═══ Exercise materials ═══

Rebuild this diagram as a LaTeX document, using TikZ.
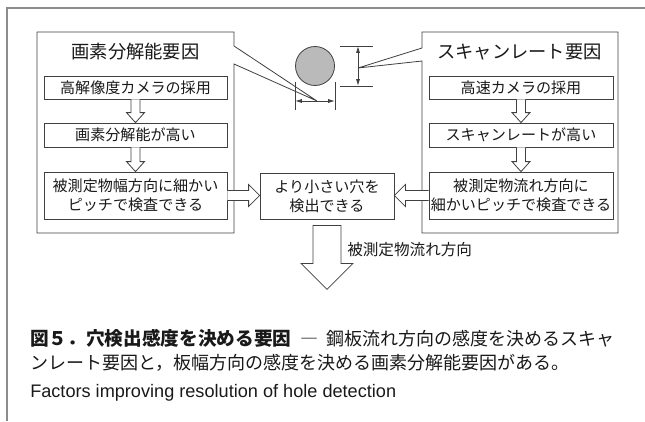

═══
═══ Exercise materials ═══

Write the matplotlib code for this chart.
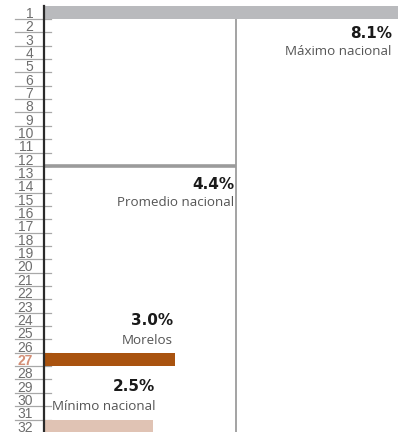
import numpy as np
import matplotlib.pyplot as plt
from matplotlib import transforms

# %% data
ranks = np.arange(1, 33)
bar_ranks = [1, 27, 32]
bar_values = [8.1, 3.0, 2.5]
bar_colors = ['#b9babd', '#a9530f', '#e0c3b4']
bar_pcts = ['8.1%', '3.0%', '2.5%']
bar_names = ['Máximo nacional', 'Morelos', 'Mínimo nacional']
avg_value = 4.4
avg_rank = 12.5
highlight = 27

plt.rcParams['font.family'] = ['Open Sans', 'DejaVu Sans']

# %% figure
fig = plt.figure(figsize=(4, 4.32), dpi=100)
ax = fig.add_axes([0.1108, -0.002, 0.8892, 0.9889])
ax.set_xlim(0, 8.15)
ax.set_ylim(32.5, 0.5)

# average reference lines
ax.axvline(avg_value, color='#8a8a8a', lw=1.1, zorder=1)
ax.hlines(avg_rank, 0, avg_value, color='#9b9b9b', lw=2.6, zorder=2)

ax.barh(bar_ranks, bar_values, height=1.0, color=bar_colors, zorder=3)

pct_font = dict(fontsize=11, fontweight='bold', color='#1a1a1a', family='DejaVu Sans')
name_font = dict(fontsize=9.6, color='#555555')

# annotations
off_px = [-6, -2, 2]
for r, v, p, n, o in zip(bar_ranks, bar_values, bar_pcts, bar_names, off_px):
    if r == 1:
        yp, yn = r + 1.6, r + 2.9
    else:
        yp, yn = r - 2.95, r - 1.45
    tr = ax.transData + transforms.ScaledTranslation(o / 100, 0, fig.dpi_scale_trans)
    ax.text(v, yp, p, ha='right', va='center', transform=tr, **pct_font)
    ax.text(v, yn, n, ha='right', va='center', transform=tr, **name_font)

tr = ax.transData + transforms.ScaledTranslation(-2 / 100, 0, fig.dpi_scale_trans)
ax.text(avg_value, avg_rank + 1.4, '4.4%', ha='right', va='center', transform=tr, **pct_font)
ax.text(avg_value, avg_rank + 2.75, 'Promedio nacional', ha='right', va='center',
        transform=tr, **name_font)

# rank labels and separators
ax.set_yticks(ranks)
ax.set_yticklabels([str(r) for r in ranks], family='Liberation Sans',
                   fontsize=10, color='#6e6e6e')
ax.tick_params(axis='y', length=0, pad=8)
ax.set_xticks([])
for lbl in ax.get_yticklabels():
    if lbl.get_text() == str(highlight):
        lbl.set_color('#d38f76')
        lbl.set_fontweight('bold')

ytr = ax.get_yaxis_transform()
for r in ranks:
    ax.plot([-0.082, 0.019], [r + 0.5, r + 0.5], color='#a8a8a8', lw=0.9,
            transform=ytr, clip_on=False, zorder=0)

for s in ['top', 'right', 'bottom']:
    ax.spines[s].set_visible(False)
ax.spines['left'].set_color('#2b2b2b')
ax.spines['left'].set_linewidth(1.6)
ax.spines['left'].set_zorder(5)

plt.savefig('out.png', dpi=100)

═══

> [Exercise requirements] Filter the data, keeping only the lines that contain "this".

> [Written response]
Rebuild this diagram as a LaTeX document, using TikZ.
Write the matplotlib code for this chart.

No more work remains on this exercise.